Udo Antons

Measuring the Effectiveness of Hydrophobic Layers Using a Non-Destructive Method

The paper focuses on the relationship between the effective hydrophobic layer thickness and the durability of impregnated hydrophobic treatments using single-sided nuclear magnetic resonance measurements. Weathered and non-weathered specimens were compared to detect the influence of different exposures on the performance of hydrophobic layers. The results show that structural changes caused by carbonation of blast furnace cement based concrete have an effect on the hydrophobic layer thickness while the carbonation of Portland cement concrete has none.

Influences on the Hydrophobicity of Concrete Surfaces Treated with Alkyl Trialkoxysilanes

Abstract The paper focuses on how alkaline media, UV radiation, and carbonation as well as on-going cement hydration affects hydrophobic treatments of concrete and influences the properties of these water-repellent layers. Single-sided nuclear magnetic resonance measurements show that layers formed by impregnating samples with alkyl trialkoxysilanes are stable even under long-term exposure to alkaline solution and UV radiation, with the damage of the latter being limited to the topmost surface layers. Microstructural changes during accelerated carbonation of blast furnace slag cement based concrete have a major impact on the hydrophobic layer properties, while the carbonation of Portland cement concrete has no influence. On-going hydration additionally influences the hydrophobic layer properties.

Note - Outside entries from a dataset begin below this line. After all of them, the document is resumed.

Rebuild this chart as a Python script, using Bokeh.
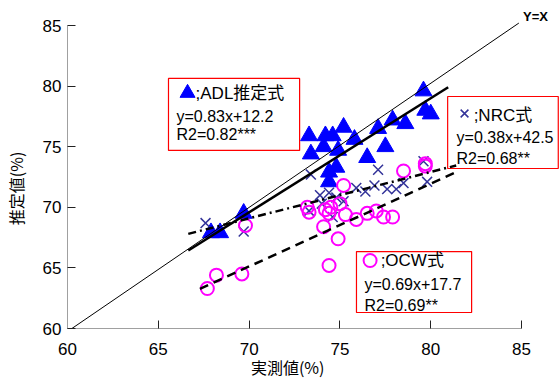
from bokeh.plotting import figure
from bokeh.models import Range1d, BoxAnnotation, Label
from bokeh.embed import file_html
from bokeh.resources import INLINE

# ---- data ----
adl_x = [67.9, 68.4, 69.7, 73.3, 74.2, 74.6, 75.2, 75.8, 73.4, 74.1, 74.9, 74.8, 74.4, 74.4,
         76.5, 77.1, 77.5, 77.9, 78.6, 79.6, 79.7, 80.0]
adl_y = [67.9, 67.9, 69.5, 75.9, 75.9, 75.9, 76.6, 75.6, 74.4, 75.0, 74.7, 73.3, 72.9, 72.1,
         74.1, 76.5, 75.0, 77.2, 76.9, 79.6, 78.0, 77.7]

nrc_x = [67.6, 69.7, 73.4, 73.3, 73.9, 74.4, 74.6, 74.8, 75.2, 75.9, 76.4, 77.1, 76.9, 77.6,
         78.1, 78.5, 79.6, 79.8, 74.0]
nrc_y = [68.7, 68.0, 72.7, 69.7, 71.0, 71.2, 69.2, 70.8, 70.5, 71.6, 71.3, 73.1, 71.8, 71.5,
         71.5, 72.0, 73.8, 72.1, 70.3]

ocw_x = [67.7, 68.2, 69.6, 69.8, 73.2, 73.3, 74.2, 74.5, 74.4, 75.0, 75.2, 75.3, 75.9, 76.5,
         77.0, 77.4, 77.9, 74.1, 74.9, 74.4, 78.5, 79.7, 79.7]
ocw_y = [63.3, 64.4, 64.5, 68.5, 70.0, 69.6, 69.8, 70.0, 69.5, 70.3, 71.8, 69.4, 69.0, 69.5,
         69.7, 69.2, 69.2, 68.4, 67.4, 65.2, 73.0, 73.6, 73.4]

# fitted lines as drawn in the picture (end points)
adl_fit_x = [66.65, 80.96]
adl_fit_y = [66.44, 79.91]
nrc_fit_x = [66.65, 81.4]
nrc_fit_y = [67.81, 73.45]
ocw_fit_x = [67.29, 81.4]
ocw_fit_y = [63.27, 72.9]
yx_x = [59.9, 84.85]
yx_y = [59.65, 85.2]

ticks = [60, 65, 70, 75, 80, 85]

adl_text = [";ADL推定式", "y=0.83x+12.2", "R2=0.82***"]
nrc_text = [";NRC式", "y=0.38x+42.5", "R2=0.68**"]
ocw_text = [";OCW式", "y=0.69x+17.7", "R2=0.69**"]

FONT = "Liberation Sans, Noto Sans CJK JP"
CJK = "Noto Sans CJK JP"
NB = "\u00a0"
IS = "\u3000"

# frame: x 66..559 px (60..85 over 455px), y 0..328 px (60..85 over 303px)
p = figure(width=559, height=383,
           x_range=Range1d(60, 60 + 493 / 18.2), y_range=Range1d(60, 60 + 328 / 12.12),
           output_backend="svg", toolbar_location=None,
           min_border_left=66, min_border_right=0, min_border_top=0, min_border_bottom=55)
p.outline_line_color = None
p.xgrid.visible = False
p.ygrid.visible = False

for ax in (p.xaxis, p.yaxis):
    ax.ticker = ticks
    ax.bounds = (60, 85)
    ax.minor_tick_line_color = None
    ax.major_tick_in = 8
    ax.major_tick_out = 0
    ax.major_tick_line_color = "#222222"
    ax.axis_line_color = "#A0A0A0"
    ax.major_label_text_font = "Liberation Sans"
    ax.major_label_text_font_size = "17px"
    ax.major_label_text_color = "black"
    ax.axis_label_text_font = CJK
    ax.axis_label_text_font_size = "16px"
    ax.axis_label_text_font_style = "normal"
    ax.axis_label_text_color = "black"

p.xaxis.axis_label = "実測値(%)" + IS * 3 + NB
p.yaxis.axis_label = "推定値(%)" + IS * 3
p.xaxis.major_label_standoff = 14
p.yaxis.major_label_standoff = 6
p.xaxis.axis_label_standoff = -3
p.yaxis.axis_label_standoff = 12

# legend boxes
boxes = [(65.56, 72.78, 80.63, 74.69), (80.93, 87.02, 79.14, 73.2), (75.91, 82.25, 66.35, 61.32)]
for l, r, t, b in boxes:
    p.add_layout(BoxAnnotation(left=l, right=r, top=t, bottom=b, fill_color="white", fill_alpha=1,
                               line_color="#FF0000", line_alpha=1, line_width=1.2, level="underlay"))

# data markers
p.scatter(adl_x, adl_y, marker="triangle", size=17, fill_color="#0000FF", line_color="#0000FF")
p.scatter(nrc_x, nrc_y, marker="x", size=14, line_color="#333399", line_width=1.5)
p.scatter(ocw_x, ocw_y, marker="circle", size=13, fill_color=None, line_color="#FF00FF", line_width=2)

# legend markers
p.scatter([66.61], [79.43], marker="triangle", size=15, fill_color="#0000FF", line_color="#0000FF")
p.scatter([81.86], [77.74], marker="x", size=11, line_color="#333399", line_width=1.5)
p.scatter([76.66], [65.61], marker="circle", size=13, fill_color=None, line_color="#FF00FF", line_width=2)

# lines
p.line(yx_x, yx_y, line_color="black", line_width=1)
p.line(adl_fit_x, adl_fit_y, line_color="black", line_width=2.5)
p.line(nrc_fit_x, nrc_fit_y, line_color="black", line_width=2.5, line_dash="8 4 2 4")
p.line(ocw_fit_x, ocw_fit_y, line_color="black", line_width=2.5, line_dash="9 6")

# legend texts
def add_texts(texts, x0, x1, ys):
    for i, (t, y) in enumerate(zip(texts, ys)):
        p.add_layout(Label(x=x0 if i == 0 else x1, y=y, text=t, text_font=FONT,
                           text_font_size="17px" if i == 0 else "16px",
                           text_baseline="middle", text_align="left", text_color="black"))

add_texts(adl_text, 67.05, 66.0, [79.39, 77.49, 76.0])
add_texts(nrc_text, 82.36, 81.42, [77.57, 75.76, 74.03])
add_texts(ocw_text, 77.24, 76.35, [65.61, 63.63, 61.9])

p.add_layout(Label(x=85.08, y=85.74, text="Y=X", text_font="Liberation Sans", text_font_size="13px",
                   text_font_style="bold", text_baseline="middle", text_align="left", text_color="black"))

open("out.html", "w").write(file_html(p, INLINE))
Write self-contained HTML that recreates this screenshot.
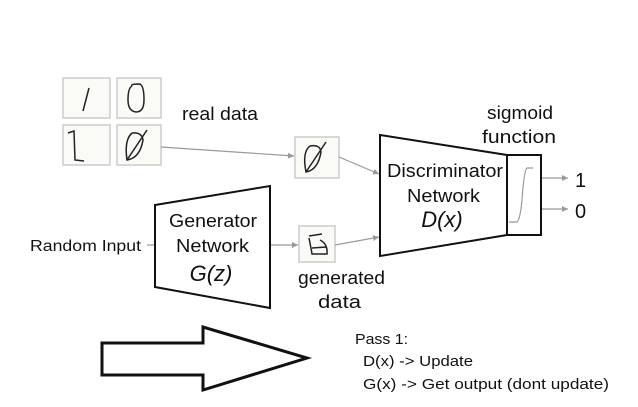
<!DOCTYPE html>
<html><head><style>
body{margin:0;background:#fff;}
svg text{font-family:"Liberation Sans",sans-serif;}
</style></head><body>
<svg width="638" height="402" viewBox="0 0 638 402" xmlns="http://www.w3.org/2000/svg">
<defs><marker id="a" markerWidth="6" markerHeight="6" refX="5" refY="3" orient="auto"><path d="M0,0.5 L5,3 L0,5.5z" fill="#999"/></marker></defs>
<g fill="#fafaf6" stroke="#ccc" stroke-width="1.5">
<rect x="63" y="78" width="47" height="40"/><rect x="117" y="78" width="44" height="40"/>
<rect x="63" y="125" width="47" height="40"/><rect x="117" y="125" width="44" height="40"/>
<rect x="295" y="137" width="44" height="41"/><rect x="299" y="226" width="36" height="36"/>
</g>
<g fill="none" stroke="#222" stroke-width="1.5">
<path d="M89,88 L83,111"/><path d="M132,86 Q130,84 140,84 Q144,86 144,100 Q144,112 136,112 Q128,111 128,100 Q128,88 132,86"/>
<path d="M68,133 L74,131 L75,160 L84,161"/>
<path d="M132,133 Q124,140 127,160 Q140,158 143,140 Q142,132 132,133 M127,160 L147,130"/>
<path d="M310,146 Q302,152 306,172 Q318,170 321,152 Q320,144 310,146 M306,172 L326,142"/>
<path d="M309,236 L322,234 M309,238 Q311,248 312,254 L327,254 Q328,244 320,240 M312,248 L326,247"/>
</g>
<g stroke="#999" stroke-width="1.2" fill="none">
<line x1="161" y1="147" x2="294" y2="156" marker-end="url(#a)"/>
<line x1="339" y1="157" x2="379" y2="174" marker-end="url(#a)"/>
<line x1="335" y1="245" x2="379" y2="237" marker-end="url(#a)"/>
<line x1="270" y1="245" x2="298" y2="245" marker-end="url(#a)"/>
<line x1="147" y1="245" x2="155" y2="245"/>
<line x1="541" y1="178" x2="568" y2="178" marker-end="url(#a)"/>
<line x1="541" y1="209" x2="568" y2="209" marker-end="url(#a)"/>
<path d="M509,222 L517,222 Q520,220 522,200 Q524,170 527,168 L533,168"/>
</g>
<g fill="none" stroke="#111" stroke-width="2">
<path d="M155,205 L270,186 L270,308 L155,287 Z"/>
<path d="M380,135 L507,155 L507,235 L380,256 Z"/>
<rect x="507" y="155" width="34" height="80"/>
<path d="M102,343 L203,343 L203,327 L307,358 L203,390 L203,375 L102,375 Z" stroke-width="3"/>
</g>
<g font-size="18" fill="#111">
<text x="182" y="120" textLength="76" lengthAdjust="spacingAndGlyphs">real data</text>
<text x="487" y="119" textLength="66" lengthAdjust="spacingAndGlyphs">sigmoid</text>
<text x="482" y="143" textLength="74" lengthAdjust="spacingAndGlyphs">function</text>
<text x="387" y="177" textLength="116" lengthAdjust="spacingAndGlyphs">Discriminator</text>
<text x="407" y="202" textLength="73" lengthAdjust="spacingAndGlyphs">Network</text>
<text x="169" y="227" textLength="88" lengthAdjust="spacingAndGlyphs">Generator</text>
<text x="176" y="252" textLength="73" lengthAdjust="spacingAndGlyphs">Network</text>
<text x="30" y="251" font-size="16" textLength="111" lengthAdjust="spacingAndGlyphs">Random Input</text>
<text x="298" y="284" textLength="87" lengthAdjust="spacingAndGlyphs">generated</text>
<text x="318" y="308" textLength="43" lengthAdjust="spacingAndGlyphs">data</text>
<text x="575" y="187" font-size="20">1</text>
<text x="575" y="218" font-size="20">0</text>
<text x="442" y="227" text-anchor="middle" font-family="Liberation Serif" font-style="italic" font-size="22">D(x)</text>
<text x="211" y="281" text-anchor="middle" font-family="Liberation Serif" font-style="italic" font-size="22">G(z)</text>
<g font-size="15">
<text x="355" y="344" textLength="53" lengthAdjust="spacingAndGlyphs">Pass 1:</text>
<text x="363" y="366" textLength="110" lengthAdjust="spacingAndGlyphs">D(x) -&gt; Update</text>
<text x="363" y="389" textLength="246" lengthAdjust="spacingAndGlyphs">G(x) -&gt; Get output (dont update)</text>
</g>
</g>
</svg>
</body></html>
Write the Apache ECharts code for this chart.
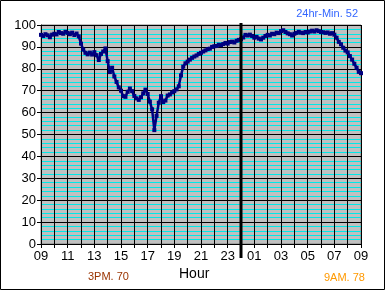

Zerstörungsfreie Visualisierung von hydrophob wirksamen Schichten in Beton

This paper is based on the NMR investigations on hydrophobized concrete specimen carried out in the framework of the research project “Durability of hydrophobic treatments on concrete” founded by the German Research Foundation. Next to the penetration behavior of the hydrophobic agents and the resulting thickness of the hydrophobic layer by investigating two different concretes, the effects of temperature and carbonation on the hydrophobic layer thickness will be shown by using artificially weathered specimens. With the non-destructive NMR measuring technique a method is presented which will in future be used to measure the penetration depth of freshly applied hydrophobic agents directly at the structure.

Assessing the Performance of Hydrophobing Agents on Concrete Using Nondestructive Single-Sided Nuclear Magnetic Resonance

AbstractSingle-sided nuclear magnetic resonance is a nondestructive analytical technique by which the ingress behavior of hydrophobing agents as well as the properties and performance of the result...

Durability of Hydrophobic Treatments on Concrete

The paper deals with the durability of hydrophobic layers in concrete, investigated by using non-destructive single-sided nuclear magnetic resonance (NMR). With this measuring technology, the amount and distribution of water as well as of hydrophobing agents inside the concrete can be visualised. By comparing NMR measurements of single specimen over time, changes in the hydrophobic layer properties can be seen. Results after UV radiation, alkaline storage and carbonation show the different effects of each exposure. The investigated hydrophobing agents for application on concrete were stable during long term exposure in alkaline solution. The effect of UV radiation was limited to the roll-off behaviour of the concrete surface. The results after CO2 exposure show that structural changes caused by carbonation of blast furnace slag cement based concrete decrease the hydrophobic layer thickness, while carbonation of Portland cement concrete has no influence. In addition, efficacy tests show that water transport through the affected hydrophobic layers of blast furnace slag concrete is accelerated.

Einsatzmöglichkeiten der NMR-MOUSE® in der Bauforschung – aktueller Stand der Arbeiten am ibac / Potential Applications of the NMR MOUSE® in Building Research – Current State of the Art at the Institute of Building Materials Research Aachen

The NMR MOUSE®, a device using single-sided nuclear magnetic resonance, allows the non-destructive determination of static and dynamic near-surface (currently up to 25 mm depth) hydrogen-containing phases in objects of any size. The present article briefly describes the measuring principle and then highlights applications of single-sided NMR in building materials research using examples from current and former ibac projects. These are mainly the quantitative, depth-dependent measurement of the water content, monitoring the transport of water, hydrophobing agents, and reactive systems in concrete along with determining the layer thickness and ageing processes in polymer films. In addition, the article describes how the presence of steel reinforcements influences the measured values and presents initial results obtained at a real-life building.

Hard and Soft: Principles of Polyner-Impregnated Concrete Using Elastomers

The effect of incorporating elastomeric domains in concrete is described from the point of fracture mechanics. Concrete is subject to brittle failure, since cracks propagate at an enormous speed in the crystalline matrix. However, micro cracks are attracted to volume elements with lower elastic moduli such as elastomeric domains. Cracks that encounter the concrete-elastomer interface are stopped since energy is dissipated by plastic deformation of and/or crack deflection by the elastomer. The domain size and the distribution of the elastomer as well as, and properties of the elastomer-concrete interface are crucial parameters. Such a combination differs substantially from previously prepared polymer-impregnated concretes, in which only glassy polymers were used.